Entre palabra y palabra, le hablamos de
nuestro país, de la realidad que percibíamos y de la que nos querían hacer
percibir. Le hablamos de lo enamorados que nos tenía Venezuela y de nuestra
admiración por Chávez. Nos miró y sus ojos se nublaron en lágrimas que no se
animaban a escapar. Se conmovió al recordar al hombre que, para ella y para
tantos otros venezolanos, fue capaz de devolverles la esperanza y los sueños.
–“A Chávez lo matamos nosotros”- dijo.-“él murió por nuestra culpa. Estaba recién operado y
sin embargo salió a hacer campaña por su pueblo. No lo cuidamos. Yo lo
extraño”- También algunas lágrimas cayeron de nuestros ojos y recordamos el
cuartel de la montaña, las casitas de colores, el recuerdo de Hugo en cada
pared.
Al otro día desayunamos en la casona: cocotoa
y arepas que Araceli cocinó. A las ocho de la mañana partimos para Juan Griego
a recorrer sus calles y conocer a su gente.
Paramos un carro (taxi) que nos cobró 40
bolos ($6). El chofer nos enriqueció con una copla dedicada a su pueblito
Altagracia. Copla que gravamos para tenerla en la posteridad.
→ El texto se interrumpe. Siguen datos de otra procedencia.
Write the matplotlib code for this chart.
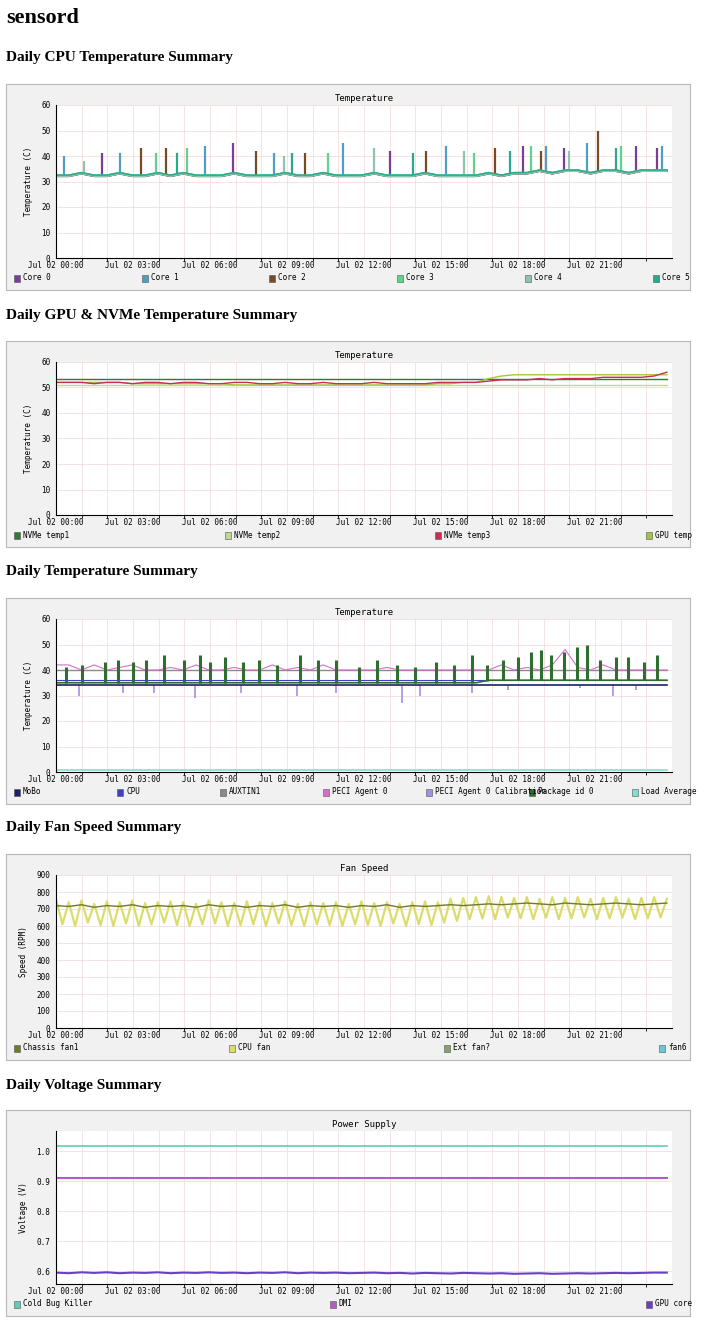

Nos encontramos con un hermoso pueblo:
lanchitas de pescadores bordeaban la costa del lugar, en ella cientos de pelícanos
miraban a la gente pasar. Casitas coloniales vestidas de muchos colores adornan
sus calles, una plaza que enaltece el nombre del libertador Bolívar, como casi
todas las plazas en Venezuela, constituye el centro del lugar, rodeada de
puestos de diferentes tipos.
Caminamos hacia la terminal y fuimos testigos
de un velorio en plena calle, cortada por los familiares y amigos del fallecido
que moraba dentro del hogar.
Regresamos a Playa Caribe a las ocho de la
noche y cenamos junto a Araceli quien nos preparó un arroz con pollo y mazorca
(choclo).
La noche estaba tempestuosa. Un viento muy
fuerte soplaba en la isla. Estaba triste la luna que nos despedía. Tan triste
como nosotros de despedirla.
Como un regalo del cielo, Araceli nos ofreció
dormir la última noche en la casona así que armamos las mochilas y descansamos
serenos.
Partimos muy temprano al otro día y al
despedirnos nuestra amiga nos obsequió una virgencita de la isla:- “Para que
los cuide en el camino”- nos dijo y la abrazamos muy fuerte para no soltarla
nunca.
Con el corazón lleno de nostalgia nos
despedimos de playa Caribe. Dejamos allí a tres amigos increíbles. Regresamos a
paso lento hasta Juan Griego y llegando al pueblo, un taxi se apiadó de
nosotros y nos transportó hasta la terminal. Allí subimos a un bus con destino
a Porlamar para luego tomar otro camino a Punta de Piedras.
Al subir al ferri nos despedimos
definitivamente de la isla, de la luna, de su mar cálido y cristalino y de su
gente humilde, noble y curtida por el calor del sol.
Cargados de nostalgia llenamos la memoria.
Ahora ellos también viajan en nuestras mochilas.